5. Incentivize Saving
Most young adults don’t think about emergency funds — they’re probably thinking about their weekend plans. But it’s possible to change that by offering a “Parent Match.”
For every dollar they put into a high-yield savings account, you’ll throw in 50 cents (up to a certain limit). This is a great way to teach them the habit of paying themselves first before spending on fun stuff.
Ideally, the best college savings accounts don’t charge monthly fees and have no minimum balance requirements. Some of the best options are online-first banks like Capital One 360 Performance Savings and Ally Bank, as well as high-yield banks like Pibank and Axos Bank, which offer 4%–5%+ APY.
6. Encourage Their Entrepreneurial Spirit
The best way to help your kid financially? Educate them on how to earn money outside of a 9-to-5 job. After all, nowadays, living paycheck to paycheck is risky. You can encourage them to start a small business or a side hustle.
Best of all? It doesn’t have to be a unicorn in the tech world. Possible examples include;
- Freelancing a skill. They can do side gigs if they have a talent for social media, graphic design, or writing.
- The “resell” game. Flipping and selling vintage clothes or tech on eBay or Poshmark.
- Service-based work. An extra $500 a month can be earned through something as simple as dog walking or tutoring.
This extra stream of income does more than just pay the bills. It gives them a “fallback” plan and teaches them how to think like an entrepreneur. In the long run, that mindset is more valuable than cash.
7. Don’t Set Yourself on Fire to Keep Them Warm
To pay for their children’s college education, approximately 30% of parents borrow from their 401(k)s or liquidate personal retirement funds.

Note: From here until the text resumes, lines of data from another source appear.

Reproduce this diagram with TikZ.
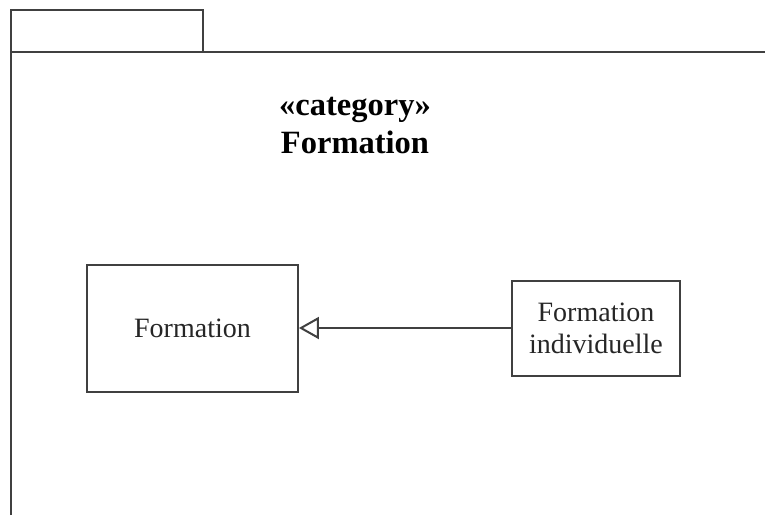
\documentclass[tikz,border=0pt]{standalone}
\usepackage{fontspec}
\setmainfont{Liberation Serif}
\usetikzlibrary{arrows.meta}
\begin{document}
\begin{tikzpicture}[x=1pt,y=-1pt,
  frameline/.style={draw=black!75, line width=1.8pt},
  classbox/.style={draw=black!75, line width=1.8pt, fill=white, inner sep=0pt,
    align=center, font=\fontsize{28}{32}\selectfont, text=black!85},
  generalization/.style={draw=black!75, line width=2pt,
    -{Triangle[open, length=20pt, width=22pt]}}]
\useasboundingbox (0,0) rectangle (765,515);
% package tab and body outline
\draw[frameline] (11,52) -- (11,10) -- (203,10) -- (203,52);
\draw[frameline] (11,515) -- (11,52) -- (765,52);
% package title
\node[font=\bfseries\fontsize{32.5}{38}\selectfont, align=center] (title) at (355,125.5)
  {«category»\\Formation};
% classes
\node[classbox, minimum width=211pt, minimum height=127pt] (formation) at (192.5,328.5) {Formation};
\node[classbox, minimum width=168pt, minimum height=95pt] (indiv) at (596,328.5)
  {Formation\\individuelle};
% inheritance, kept on a whole-pixel row
\draw[generalization] ([yshift=0.5pt]indiv.west) -- ([yshift=0.5pt]formation.east);
\end{tikzpicture}
\end{document}
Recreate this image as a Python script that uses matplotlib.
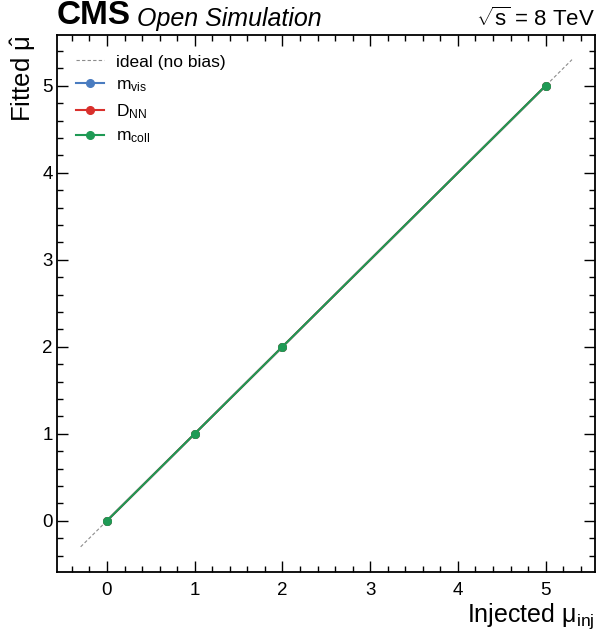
import matplotlib
matplotlib.use("Agg")
import matplotlib.pyplot as plt
from matplotlib.ticker import MultipleLocator

# ------------- DATA -------------
mu_injected = [0, 1, 2, 5]
mu_fit_mvis = [0, 1, 2, 5]
mu_fit_dnn = [0, 1, 2, 5]
mu_fit_mcoll = [0, 1, 2, 5]
ideal_range = [-0.3, 5.3]
# --------------------------------

plt.rcParams["font.family"] = ["Liberation Sans", "DejaVu Sans"]
plt.rcParams["mathtext.fontset"] = "custom"
plt.rcParams["mathtext.rm"] = "Liberation Sans"
plt.rcParams["mathtext.it"] = "Liberation Sans:italic"
plt.rcParams["mathtext.bf"] = "Liberation Sans:bold"
plt.rcParams["mathtext.default"] = "regular"

fig = plt.figure(figsize=(5.96, 6.3), dpi=100)
ax = fig.add_axes([0.0956, 0.092, 0.9024, 0.852])

ax.plot(ideal_range, ideal_range, ls=(0, (3, 2)), color="#8c8c8c", lw=0.8, label="ideal (no bias)")
ax.plot(mu_injected, mu_fit_mvis, "-o", color="#4a7cc0", lw=1.5, ms=5.5, label=r"m$_{\mathrm{vis}}$")
ax.plot(mu_injected, mu_fit_dnn, "-o", color="#d9302c", lw=1.5, ms=5.5, label=r"D$_{\mathrm{NN}}$")
ax.plot(mu_injected, mu_fit_mcoll, "-o", color="#1f9a55", lw=1.5, ms=5.5, label=r"m$_{\mathrm{coll}}$")

ax.set_xlim(-0.57, 5.56)
ax.set_ylim(-0.59, 5.58)

ax.xaxis.set_major_locator(MultipleLocator(1))
ax.yaxis.set_major_locator(MultipleLocator(1))
ax.xaxis.set_minor_locator(MultipleLocator(0.2))
ax.yaxis.set_minor_locator(MultipleLocator(0.2))
ax.tick_params(which="both", direction="in", top=True, right=True, labelsize=13.5, width=1)
ax.tick_params(which="major", length=8)
ax.tick_params(axis="x", which="major", pad=7)
ax.tick_params(axis="y", which="major", pad=3)
ax.tick_params(which="minor", length=4.5)
for sp in ax.spines.values():
    sp.set_linewidth(1.3)

ax.set_xlabel(r"Injected μ$_{\mathrm{inj}}$", fontsize=18, loc="right", labelpad=2)
ax.set_ylabel(r"Fitted $\hat{\mu}$", fontsize=18.5, loc="top", labelpad=3)

ax.legend(loc="upper left", frameon=False, fontsize=12.5, handlelength=1.6,
          borderaxespad=0.8, borderpad=0.3, labelspacing=0.45, handletextpad=0.7)

ax.text(0.0, 1.008, "CMS", transform=ax.transAxes, fontsize=24, fontweight="bold",
        ha="left", va="bottom")
ax.text(0.148, 1.008, "Open Simulation", transform=ax.transAxes, fontsize=18,
        style="italic", ha="left", va="bottom")
ax.text(1.0, 1.008, r"$\sqrt{s}$ = 8 TeV", transform=ax.transAxes, fontsize=16,
        ha="right", va="bottom")

fig.savefig("out.png", dpi=100)
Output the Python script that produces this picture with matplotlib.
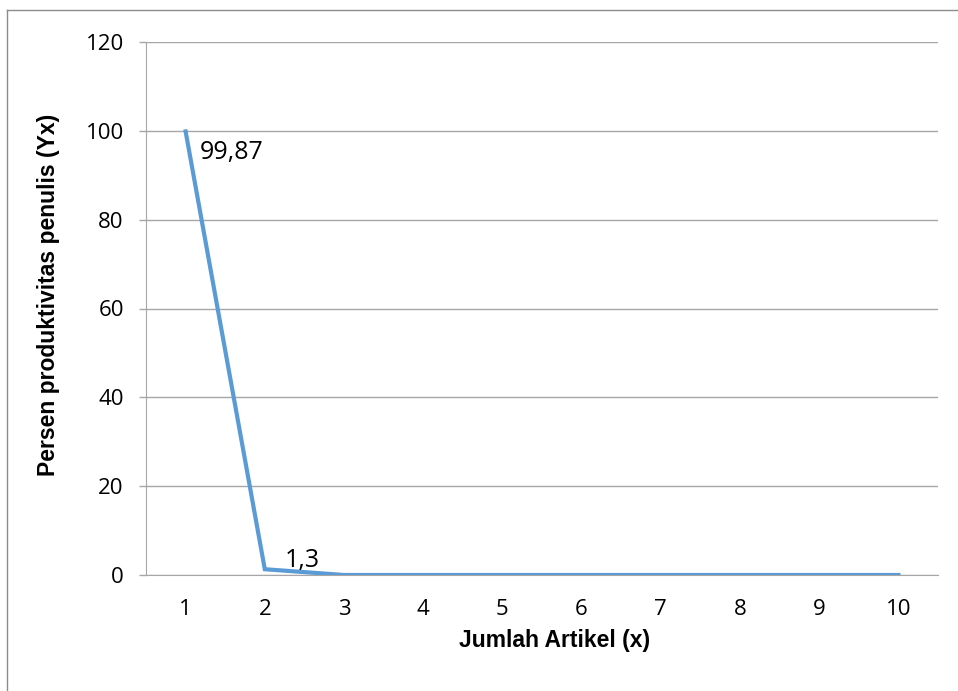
import matplotlib
matplotlib.use("Agg")
import matplotlib.pyplot as plt
from matplotlib.lines import Line2D

# Data
jumlah_artikel = [1, 2, 3, 4, 5, 6, 7, 8, 9, 10]
persen = [99.87, 1.3, 0.0, 0.0, 0.0, 0.0, 0.0, 0.0, 0.0, 0.0]
label_points = {0: "99,87", 1: "1,3"}

LINE = "#5B9BD5"
GRID = "#A6A6A6"
TEXT_FONT = ["Open Sans", "DejaVu Sans"]

fig = plt.figure(figsize=(9.58, 6.91), dpi=100)
fig.patch.set_facecolor("white")
ax = fig.add_axes([146 / 958, 1 - 575 / 691, (938 - 146) / 958, (575 - 42) / 691])

x_pos = list(range(len(jumlah_artikel)))
ax.plot(x_pos, persen, color=LINE, linewidth=3.0, solid_joinstyle="miter")

ax.set_xlim(-0.5, len(jumlah_artikel) - 0.5)
ax.set_ylim(0, 120)
ax.set_yticks(range(0, 121, 20))
ax.set_xticks(x_pos)
ax.set_xticklabels([str(v) for v in jumlah_artikel])

for lab in ax.get_xticklabels() + ax.get_yticklabels():
    lab.set_fontfamily(TEXT_FONT)
    lab.set_fontsize(16)

ax.tick_params(axis="x", length=0, pad=17)
ax.tick_params(axis="y", length=5, width=1, color=GRID, pad=11)

ax.yaxis.grid(True, color=GRID, linewidth=1)
ax.set_axisbelow(True)
for side in ["top", "right"]:
    ax.spines[side].set_visible(False)
ax.spines["left"].set_color(GRID)
ax.spines["bottom"].set_color(GRID)

ax.set_xlabel("Jumlah Artikel (x)", fontsize=16.5, fontweight="bold",
              family="Liberation Sans")
ax.set_ylabel("Persen produktivitas penulis (Yx)", fontsize=16.5, fontweight="bold",
              family="Liberation Sans")
# Excel puts the titles slightly off the plot centre
ax.xaxis.set_label_coords(0.516, -0.101)
ax.yaxis.set_label_coords(-0.108, 0.525)

# data labels
ax.annotate(label_points[0], (0, persen[0]), xytext=(10, -20), textcoords="offset points",
            ha="left", va="baseline", fontsize=18, family=TEXT_FONT)
ax.annotate(label_points[1], (1, persen[1]), xytext=(14, 1.5), textcoords="offset points",
            ha="left", va="baseline", fontsize=18, family=TEXT_FONT)

# outer chart border (only left and top edges are visible)
fig.add_artist(Line2D([7 / 958, 7 / 958], [0, 1 - 10 / 691], transform=fig.transFigure,
                      color="#8C8C8C", linewidth=1))
fig.add_artist(Line2D([7 / 958, 1], [1 - 10 / 691, 1 - 10 / 691], transform=fig.transFigure,
                      color="#8C8C8C", linewidth=1))

fig.savefig("out.png", dpi=100, facecolor="white")
plt.close(fig)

But, if possible, don’t do it.
Unlike your kid, you don’t have decades to save and rebuild your retirement. Your best act as a parent is to take care of your child so they won’t have to rely on you for financial support in thirty years. As such, help them land the best grants and scholarships to finance their education.
The Bottom Line
As well as being a big milestone, graduation is also the start of a new financial relationship. With some boundaries and lessons on budgeting now, you can give them something much more valuable than a check: the ability to run their own businesses and lives.